Peranan yang sangat penting dari peta lampiran batas wilayah yang ada didalam
UUPD adalah sebagai acuan atau pedoman melakukan penegasan batas wilayah
dilapangan.
Sebagai
konsekwensinya, permasalahan yang ditemukan saat ini, banyak peta batas wilayah
pada UUPD yang tidak memenuhi syarat teknis kartografis bila digunakan sebagai
dasar dalam penegasan batas daerah. Persyaratan teknis tersebut meliputi :
adanya skala, datum geodetik, sistem koordinat dan sistem proyeksi peta.
Penelitian yang telah dilakukan terhadap peta batas wilayah pada UUPD periode
1990-2003, 68 % tidak mencantumkan skala (Soemaryo dkk, 2013). Tidak
adanya skala maka peta batas wilayah
tersebut tidak dapat digunakan untuk analisis spasial seperti mengukur panjang
segmen batas atau luas wilayah. Masalah
konflik batas antar daerah nuansanya lain lagi. Forum untuk itu biasanya difasilitasi
oleh Pusat dalam hal ini Kemdagri. Pada acara pembukaan para petinggi dari
masing-masing pihak hadir, dan memberikan sambutan yang sungguh melegakan.
Kenapa ? Karena para pihak sebenarnya tahu persis makna penegasan batas ini.

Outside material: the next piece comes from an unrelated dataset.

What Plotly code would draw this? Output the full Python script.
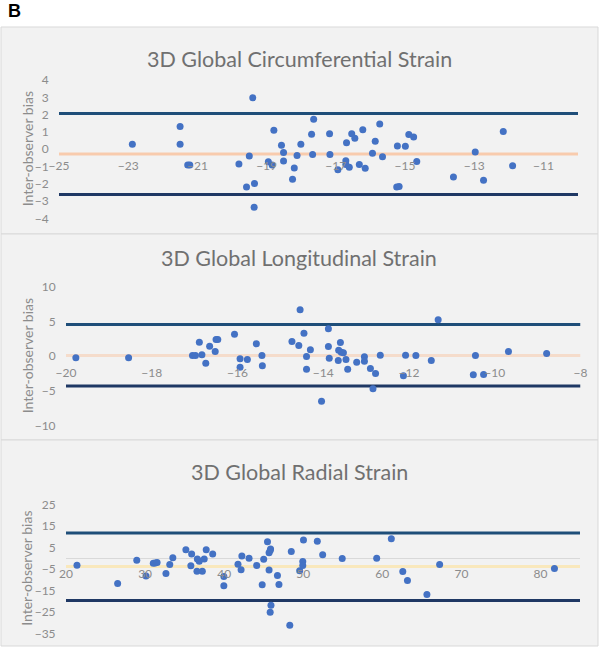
import plotly.graph_objects as go

# ---------------- data ----------------
titles = ["3D Global Circumferential Strain", "3D Global Longitudinal Strain", "3D Global Radial Strain"]

gcs_mean = [-22.88, -21.5, -21.5, -21.28, -21.22, -19.8, -19.58, -19.5, -19.4, -19.35, -19.36, -18.95, -18.84,
            -18.79, -18.57, -18.51, -18.51, -18.25, -18.2, -18.12, -18.01, -17.7, -17.67, -17.64, -17.18, -17.17,
            -16.94, -16.71, -16.69, -16.71, -16.61, -16.54, -16.45, -16.32, -16.22, -16.15, -15.94, -15.86, -15.73,
            -15.65, -15.22, -15.24, -15.17, -14.99, -14.89, -14.75, -14.66, -13.6, -12.97, -12.73, -12.16, -11.89]
gcs_diff = [0.29, 1.31, 0.29, -0.92, -0.92, -0.86, -2.18, -0.39, 2.97, -1.98, -3.35, -0.73, -0.92,
            1.1, 0.23, -0.19, -0.68, -1.73, -1.08, -0.37, 0.29, 0.87, -0.31, 1.73, 0.89, -0.31,
            -1.19, -0.67, 0.37, -0.89, -1.04, 0.9, 0.64, -0.89, 1.12, -1.1, -0.23, 0.46, 1.46,
            -0.44, 0.19, -2.18, -2.16, 0.17, 0.85, 0.71, -0.71, -1.6, -0.16, -1.79, 1.02, -0.96]

gls_mean = [-19.77, -18.54, -17.05, -16.98, -16.89, -16.83, -16.74, -16.65, -16.52, -16.5, -16.46, -16.07, -15.94,
            -15.94, -15.77, -15.56, -15.43, -15.42, -14.73, -14.57, -14.54, -14.45, -14.39, -14.39, -14.3, -14.04,
            -13.88, -13.88, -13.86, -13.65, -13.64, -13.6, -13.58, -13.53, -13.47, -13.43, -13.22, -13.04, -13.04,
            -12.9, -12.84, -12.78, -12.67, -12.13, -12.08, -11.84, -11.48, -11.32, -10.5, -10.45, -10.26, -9.68, -8.79]
gls_diff = [-0.23, -0.23, 0.1, 0.1, 2.0, 0.2, -1.0, 1.44, 0.68, 2.4, 2.4, 3.17, -0.38,
            -1.58, -0.47, 1.78, 0.1, -1.38, 2.12, 1.54, 6.67, 3.31, -0.05, -1.87, 0.92, -6.47,
            3.94, 1.4, -0.28, -0.62, 0.87, 1.97, 0.58, 0.49, -0.47, -1.87, -0.86, -0.09, -0.72,
            -1.77, -4.69, -2.49, 0.14, -2.82, 0.14, 0.1, -0.62, 5.24, -2.68, 0.1, -2.63, 0.68, 0.39]

grs_mean = [21.39, 26.53, 28.95, 30.12, 31.04, 31.28, 31.52, 32.64, 33.12, 33.51, 35.16, 35.79, 35.89, 36.56,
            36.61, 36.85, 37.24, 37.48, 37.73, 38.55, 39.96, 39.96, 41.75, 42.14, 42.24, 43.15, 44.12, 44.81,
            45.0, 45.48, 45.68, 45.68, 45.82, 45.87, 45.82, 45.92, 46.74, 46.93, 48.3, 48.49, 49.55, 49.94,
            49.94, 50.03, 51.78, 52.46, 54.93, 59.29, 61.14, 62.59, 63.18, 65.64, 67.25, 81.77]
grs_diff = [-3.3, -11.8, -1.0, -8.4, -2.4, -2.3, -2.1, -7.2, -3.0, 0.1, 3.9, -3.6, 1.9, -6.1,
            -0.4, -1.5, -6.1, -0.4, 3.9, 1.9, -8.6, -12.9, -2.9, -5.5, 1.0, -0.1, -3.5, -12.4,
            -0.6, 7.6, 2.5, -5.6, 3.5, 4.2, -25.2, -22.0, -8.1, -12.3, -31.3, 3.0, -5.9, -1.6,
            -3.5, 8.4, 7.8, 1.5, -0.2, -0.1, 9.0, -6.3, -10.4, -17.0, -3.0, -4.9]

bias = [-0.28, 0.10, -3.9]
upper_loa = [2.06, 4.56, 11.7]
lower_loa = [-2.62, -4.30, -19.7]

x_ranges = [[-25, -10], [-20, -8], [20, 85]]
x_tick0 = [-25, -20, 20]
x_dtick = [2, 2, 10]
y_ranges = [[-4, 4], [-10, 10], [-35, 25]]
y_tick0 = [-4, -10, -35]
y_dtick = [1, 5, 10]

means = [gcs_mean, gls_mean, grs_mean]
diffs = [gcs_diff, gls_diff, grs_diff]

# ---------------- styling / layout geometry (pixels) ----------------
W, H = 601, 648
BLUE = "#4472C4"
UPPER_COL = "#1F4E79"
LOWER_COL = "#1F3864"
BIAS_COLS = ["#F8CBAD", "#F5DCCB", "#F9E8BC"]
TICK_COL = "#8C8C8C"
TITLE_COL = "#707070"
FONT = "Lato, 'Open Sans', sans-serif"

panel_boxes = [(1, 27, 598, 234), (1, 234, 598, 440), (1, 440, 598, 646)]
plot_x = [(59, 578), (66, 580.5), (66, 580)]
plot_y = [(80, 218.4), (286.7, 425.7), (504.3, 633.3)]
title_y = [59, 258, 472]


def px(x):
    return x / W


def py(y):
    return 1 - y / H


fig = go.Figure()
shapes = []
annotations = []
layout_axes = {}

for i in range(3):
    n = "" if i == 0 else str(i + 1)
    xa, ya = "x" + n, "y" + n
    x0p, x1p = plot_x[i]
    ytp, ybp = plot_y[i]
    ymin, ymax = y_ranges[i]
    zero_py = ytp + (ymax - 0) / (ymax - ymin) * (ybp - ytp)

    # panel background
    bx0, by0, bx1, by1 = panel_boxes[i]
    shapes.append(dict(type="rect", xref="paper", yref="paper", x0=px(bx0), x1=px(bx1),
                       y0=py(by1), y1=py(by0), fillcolor="#F2F2F2",
                       line=dict(color="#D9D9D9", width=1), layer="below"))

    xr = x_ranges[i]
    # bias and limits of agreement lines
    for val, col, wd in [(bias[i], BIAS_COLS[i], 3), (upper_loa[i], UPPER_COL, 3), (lower_loa[i], LOWER_COL, 3)]:
        fig.add_trace(go.Scatter(x=xr, y=[val, val], mode="lines", xaxis=xa, yaxis=ya,
                                 line=dict(color=col, width=wd), hoverinfo="skip", showlegend=False))
    # data points
    fig.add_trace(go.Scatter(x=means[i], y=diffs[i], mode="markers", xaxis=xa, yaxis=ya,
                             marker=dict(color=BLUE, size=7), showlegend=False))

    layout_axes["xaxis" + n] = dict(
        domain=[px(x0p), px(x1p)], range=xr, anchor="free", position=py(zero_py),
        tick0=x_tick0[i], dtick=x_dtick[i], showgrid=False, zeroline=False, showline=False,
        ticks="outside", ticklen=5, tickcolor="rgba(0,0,0,0)", automargin=False,
        tickfont=dict(family=FONT, size=12, color=TICK_COL), fixedrange=True)
    layout_axes["yaxis" + n] = dict(
        domain=[py(ybp), py(ytp)], range=[ymin, ymax], anchor="free",
        position=px(x0p), tick0=y_tick0[i], dtick=y_dtick[i], showgrid=False,
        zeroline=(i == 2), zerolinecolor="#D9D9D9", zerolinewidth=1, showline=False,
        ticks="outside", ticklen=8, tickcolor="rgba(0,0,0,0)", automargin=False,
        tickfont=dict(family=FONT, size=12, color=TICK_COL), fixedrange=True)

    annotations.append(dict(text=titles[i], xref="paper", yref="paper", x=px(299), y=py(title_y[i]),
                            showarrow=False, font=dict(family=FONT, size=21.5, color=TITLE_COL),
                            xanchor="center", yanchor="middle"))
    annotations.append(dict(text="Inter-observer bias", xref="paper", yref="paper", x=px(27),
                            y=py((ytp + ybp) / 2), textangle=-90, showarrow=False,
                            font=dict(family=FONT, size=14, color=TICK_COL),
                            xanchor="center", yanchor="middle"))

annotations.append(dict(text="<b>B</b>", xref="paper", yref="paper", x=px(6), y=py(11),
                        showarrow=False, font=dict(family="Liberation Sans, Arial", size=18, color="#000000"),
                        xanchor="left", yanchor="middle"))

fig.update_layout(width=W, height=H, margin=dict(l=0, r=0, t=0, b=0, pad=0, autoexpand=False),
                  paper_bgcolor="#FFFFFF", plot_bgcolor="rgba(0,0,0,0)",
                  shapes=shapes, annotations=annotations, showlegend=False, **layout_axes)

fig.write_html("out.html", config={"displayModeBar": False},
               post_script="document.body.style.margin='0';")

Yakni penegasan administrasi perbatasan. Dalam sambutannya, mereka sama-sama
memperlihatkan komitmen yang kuat dan cinta akan NKRI. Bagi mereka batas itu
tidak jadi masalah, dimanapun letaknya, yang penting sesuai dengan UU dan
tradisi yang sudah ada serta kedua belah atau para pihak menyepakati. Pendek
kata siapapun yang mendengarkan sambutan para pihak itu pasti punya keyakinan
masalah batas akan cepat dapat diselesaikan.